EXCERPTED RECORDS:
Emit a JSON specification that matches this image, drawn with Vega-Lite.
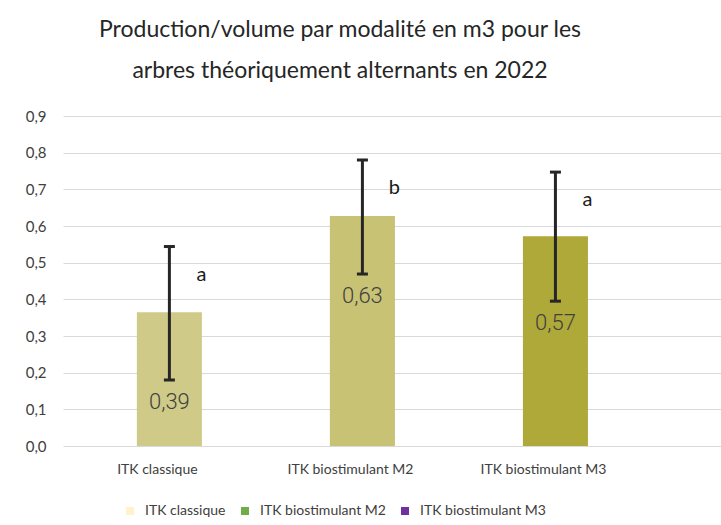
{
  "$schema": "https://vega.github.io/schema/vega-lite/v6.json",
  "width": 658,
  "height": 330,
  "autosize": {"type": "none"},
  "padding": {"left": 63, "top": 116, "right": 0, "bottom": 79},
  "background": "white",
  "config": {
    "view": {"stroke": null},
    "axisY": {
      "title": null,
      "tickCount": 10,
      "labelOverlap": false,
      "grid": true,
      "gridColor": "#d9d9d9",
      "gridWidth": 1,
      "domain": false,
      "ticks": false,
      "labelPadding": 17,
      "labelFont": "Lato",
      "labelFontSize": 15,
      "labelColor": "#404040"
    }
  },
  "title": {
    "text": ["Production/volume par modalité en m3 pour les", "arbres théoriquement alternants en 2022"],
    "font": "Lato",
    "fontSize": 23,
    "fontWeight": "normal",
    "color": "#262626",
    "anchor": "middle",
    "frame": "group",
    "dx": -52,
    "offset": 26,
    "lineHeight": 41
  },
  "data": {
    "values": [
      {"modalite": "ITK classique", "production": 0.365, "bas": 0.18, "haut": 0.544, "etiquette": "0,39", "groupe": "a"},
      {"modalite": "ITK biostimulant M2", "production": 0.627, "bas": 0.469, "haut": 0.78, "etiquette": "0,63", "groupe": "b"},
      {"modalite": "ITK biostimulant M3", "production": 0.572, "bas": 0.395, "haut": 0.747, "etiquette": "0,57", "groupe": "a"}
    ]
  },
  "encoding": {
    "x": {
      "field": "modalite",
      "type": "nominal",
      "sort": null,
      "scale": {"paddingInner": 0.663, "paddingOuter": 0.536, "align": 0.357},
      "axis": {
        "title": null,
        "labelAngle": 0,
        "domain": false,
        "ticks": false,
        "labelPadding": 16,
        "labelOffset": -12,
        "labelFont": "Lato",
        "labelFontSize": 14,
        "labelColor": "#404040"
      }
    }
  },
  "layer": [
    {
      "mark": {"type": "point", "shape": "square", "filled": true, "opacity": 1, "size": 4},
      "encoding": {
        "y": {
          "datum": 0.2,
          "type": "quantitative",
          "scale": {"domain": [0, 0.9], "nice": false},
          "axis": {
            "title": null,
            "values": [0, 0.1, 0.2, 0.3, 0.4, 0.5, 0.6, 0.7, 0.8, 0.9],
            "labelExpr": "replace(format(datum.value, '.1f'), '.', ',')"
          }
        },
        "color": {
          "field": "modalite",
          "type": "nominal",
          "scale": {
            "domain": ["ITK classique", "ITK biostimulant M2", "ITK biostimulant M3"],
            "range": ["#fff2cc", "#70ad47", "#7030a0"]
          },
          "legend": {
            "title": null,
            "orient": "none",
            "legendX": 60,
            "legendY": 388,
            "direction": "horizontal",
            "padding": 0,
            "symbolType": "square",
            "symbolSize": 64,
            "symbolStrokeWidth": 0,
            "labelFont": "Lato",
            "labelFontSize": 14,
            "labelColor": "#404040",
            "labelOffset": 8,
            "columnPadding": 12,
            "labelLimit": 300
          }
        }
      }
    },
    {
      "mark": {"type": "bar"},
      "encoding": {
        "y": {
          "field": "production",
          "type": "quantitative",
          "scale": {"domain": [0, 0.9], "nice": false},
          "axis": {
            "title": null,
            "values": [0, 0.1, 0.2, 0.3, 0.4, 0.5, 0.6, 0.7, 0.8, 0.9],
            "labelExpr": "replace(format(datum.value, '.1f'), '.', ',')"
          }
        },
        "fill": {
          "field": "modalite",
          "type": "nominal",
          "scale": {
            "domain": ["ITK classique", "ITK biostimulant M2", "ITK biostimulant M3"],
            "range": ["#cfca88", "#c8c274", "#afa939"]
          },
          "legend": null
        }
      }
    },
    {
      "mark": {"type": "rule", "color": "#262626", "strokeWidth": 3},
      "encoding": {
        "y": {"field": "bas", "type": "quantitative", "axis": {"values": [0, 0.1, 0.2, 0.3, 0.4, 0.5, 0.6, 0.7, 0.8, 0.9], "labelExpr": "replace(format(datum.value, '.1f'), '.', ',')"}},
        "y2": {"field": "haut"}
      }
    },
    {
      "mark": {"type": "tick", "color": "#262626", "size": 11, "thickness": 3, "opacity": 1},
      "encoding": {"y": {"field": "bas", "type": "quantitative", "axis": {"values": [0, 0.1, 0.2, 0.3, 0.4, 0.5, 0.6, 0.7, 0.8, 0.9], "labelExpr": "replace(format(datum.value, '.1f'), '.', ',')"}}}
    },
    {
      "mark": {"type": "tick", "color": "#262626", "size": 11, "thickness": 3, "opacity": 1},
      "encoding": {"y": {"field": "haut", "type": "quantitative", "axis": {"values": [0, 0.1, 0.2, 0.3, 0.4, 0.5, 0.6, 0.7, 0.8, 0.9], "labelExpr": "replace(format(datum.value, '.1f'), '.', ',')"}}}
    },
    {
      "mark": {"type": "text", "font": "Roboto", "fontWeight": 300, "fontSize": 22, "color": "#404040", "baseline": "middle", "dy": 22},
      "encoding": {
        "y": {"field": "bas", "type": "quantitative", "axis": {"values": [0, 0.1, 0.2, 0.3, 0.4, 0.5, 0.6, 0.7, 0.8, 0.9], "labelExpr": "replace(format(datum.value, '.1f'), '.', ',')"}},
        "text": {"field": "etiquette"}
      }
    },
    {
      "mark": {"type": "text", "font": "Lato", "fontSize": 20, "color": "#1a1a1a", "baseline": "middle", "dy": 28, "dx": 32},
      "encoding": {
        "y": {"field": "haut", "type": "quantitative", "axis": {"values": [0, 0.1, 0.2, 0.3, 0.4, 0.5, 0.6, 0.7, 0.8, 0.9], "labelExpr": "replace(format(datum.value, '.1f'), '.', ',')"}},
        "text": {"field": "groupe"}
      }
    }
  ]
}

...

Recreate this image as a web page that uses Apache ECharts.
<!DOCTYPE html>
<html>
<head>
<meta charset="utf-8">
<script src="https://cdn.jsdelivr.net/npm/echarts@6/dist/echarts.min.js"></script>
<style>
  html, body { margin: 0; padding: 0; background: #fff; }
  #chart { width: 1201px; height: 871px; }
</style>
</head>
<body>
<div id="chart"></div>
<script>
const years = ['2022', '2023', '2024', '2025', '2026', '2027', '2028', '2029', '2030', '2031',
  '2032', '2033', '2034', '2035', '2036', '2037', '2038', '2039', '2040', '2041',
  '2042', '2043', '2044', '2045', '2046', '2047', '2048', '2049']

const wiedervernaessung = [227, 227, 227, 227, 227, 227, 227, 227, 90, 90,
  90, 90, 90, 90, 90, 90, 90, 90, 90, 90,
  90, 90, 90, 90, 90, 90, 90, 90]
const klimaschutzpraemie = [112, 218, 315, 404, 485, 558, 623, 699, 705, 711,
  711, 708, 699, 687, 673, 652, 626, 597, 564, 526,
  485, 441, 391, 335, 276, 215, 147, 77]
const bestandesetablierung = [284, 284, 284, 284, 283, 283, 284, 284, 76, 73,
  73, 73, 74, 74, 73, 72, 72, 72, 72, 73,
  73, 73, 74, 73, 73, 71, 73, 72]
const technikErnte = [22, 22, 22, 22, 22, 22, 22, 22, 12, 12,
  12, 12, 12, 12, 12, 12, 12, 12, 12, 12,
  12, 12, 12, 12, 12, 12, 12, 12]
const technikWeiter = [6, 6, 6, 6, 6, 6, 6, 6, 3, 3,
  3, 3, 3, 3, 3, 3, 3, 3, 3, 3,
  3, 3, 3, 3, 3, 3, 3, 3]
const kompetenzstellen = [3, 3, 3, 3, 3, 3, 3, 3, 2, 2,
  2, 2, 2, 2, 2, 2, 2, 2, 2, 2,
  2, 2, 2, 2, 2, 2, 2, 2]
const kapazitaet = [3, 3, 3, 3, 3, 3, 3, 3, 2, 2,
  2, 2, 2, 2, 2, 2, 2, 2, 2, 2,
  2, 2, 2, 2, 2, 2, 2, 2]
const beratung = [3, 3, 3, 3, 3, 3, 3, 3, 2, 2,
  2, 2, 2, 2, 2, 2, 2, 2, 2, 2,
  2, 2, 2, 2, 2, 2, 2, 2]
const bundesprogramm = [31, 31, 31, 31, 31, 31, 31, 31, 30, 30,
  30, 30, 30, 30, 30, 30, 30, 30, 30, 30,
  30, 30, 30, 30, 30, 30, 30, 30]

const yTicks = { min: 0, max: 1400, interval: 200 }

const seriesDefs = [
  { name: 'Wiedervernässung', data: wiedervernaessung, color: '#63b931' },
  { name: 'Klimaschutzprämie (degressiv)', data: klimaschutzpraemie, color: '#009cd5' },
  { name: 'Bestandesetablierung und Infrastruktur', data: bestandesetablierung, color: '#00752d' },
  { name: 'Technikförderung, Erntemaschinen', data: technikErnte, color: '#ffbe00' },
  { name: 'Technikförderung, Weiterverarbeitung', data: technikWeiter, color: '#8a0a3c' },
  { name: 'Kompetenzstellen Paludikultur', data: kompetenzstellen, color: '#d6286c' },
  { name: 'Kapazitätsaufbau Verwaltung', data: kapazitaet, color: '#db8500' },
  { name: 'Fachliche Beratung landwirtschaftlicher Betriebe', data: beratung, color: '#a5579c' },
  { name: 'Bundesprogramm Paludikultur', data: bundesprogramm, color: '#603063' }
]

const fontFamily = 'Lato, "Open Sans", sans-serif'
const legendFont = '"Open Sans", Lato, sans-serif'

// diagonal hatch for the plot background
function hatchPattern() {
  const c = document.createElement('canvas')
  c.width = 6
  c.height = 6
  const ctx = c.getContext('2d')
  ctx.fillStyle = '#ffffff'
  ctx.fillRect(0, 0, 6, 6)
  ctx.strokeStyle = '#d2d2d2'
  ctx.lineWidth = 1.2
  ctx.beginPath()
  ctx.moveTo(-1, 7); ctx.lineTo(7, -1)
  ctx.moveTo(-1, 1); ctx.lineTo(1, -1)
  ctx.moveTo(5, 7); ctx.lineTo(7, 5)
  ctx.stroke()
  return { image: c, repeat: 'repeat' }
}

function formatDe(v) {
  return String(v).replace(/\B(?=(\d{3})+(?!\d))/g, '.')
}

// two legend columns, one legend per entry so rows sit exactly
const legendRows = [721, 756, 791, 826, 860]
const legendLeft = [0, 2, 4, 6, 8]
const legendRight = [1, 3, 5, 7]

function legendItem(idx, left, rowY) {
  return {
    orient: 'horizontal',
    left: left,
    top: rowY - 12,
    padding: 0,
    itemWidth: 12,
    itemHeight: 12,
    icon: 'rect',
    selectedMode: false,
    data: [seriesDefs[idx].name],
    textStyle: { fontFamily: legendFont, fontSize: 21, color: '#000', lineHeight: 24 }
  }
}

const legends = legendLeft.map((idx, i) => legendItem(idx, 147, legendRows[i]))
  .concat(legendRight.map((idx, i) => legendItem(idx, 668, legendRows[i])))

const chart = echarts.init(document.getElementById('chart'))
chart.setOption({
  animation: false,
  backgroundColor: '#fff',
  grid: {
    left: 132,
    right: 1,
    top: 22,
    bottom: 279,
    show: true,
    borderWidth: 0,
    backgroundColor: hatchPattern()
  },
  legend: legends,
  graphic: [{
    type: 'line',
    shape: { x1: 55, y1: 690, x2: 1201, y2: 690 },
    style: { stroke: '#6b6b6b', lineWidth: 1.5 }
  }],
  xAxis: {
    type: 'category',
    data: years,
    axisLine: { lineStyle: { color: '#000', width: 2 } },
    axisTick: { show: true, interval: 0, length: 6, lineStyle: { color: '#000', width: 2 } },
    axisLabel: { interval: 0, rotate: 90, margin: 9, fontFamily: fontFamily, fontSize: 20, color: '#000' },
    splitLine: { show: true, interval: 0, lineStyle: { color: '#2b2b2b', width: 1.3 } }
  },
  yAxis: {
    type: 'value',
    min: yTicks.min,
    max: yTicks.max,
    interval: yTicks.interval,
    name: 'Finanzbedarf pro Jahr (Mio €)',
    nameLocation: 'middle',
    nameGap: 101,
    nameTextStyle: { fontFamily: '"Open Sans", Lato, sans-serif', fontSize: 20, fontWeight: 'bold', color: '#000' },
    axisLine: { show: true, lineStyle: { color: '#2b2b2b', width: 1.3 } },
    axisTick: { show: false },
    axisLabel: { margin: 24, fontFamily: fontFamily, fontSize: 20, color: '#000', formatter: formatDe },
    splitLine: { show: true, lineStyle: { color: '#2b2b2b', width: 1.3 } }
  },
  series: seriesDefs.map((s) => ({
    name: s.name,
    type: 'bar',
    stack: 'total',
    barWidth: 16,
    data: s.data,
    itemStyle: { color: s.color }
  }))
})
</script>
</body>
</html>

AIM:
Return each line where "image" shows up.

ANSWER TO THIS TASK:
Emit a JSON specification that matches this image, drawn with Vega-Lite.
Recreate this image as a web page that uses Apache ECharts.
  return { image: c, repeat: 'repeat' }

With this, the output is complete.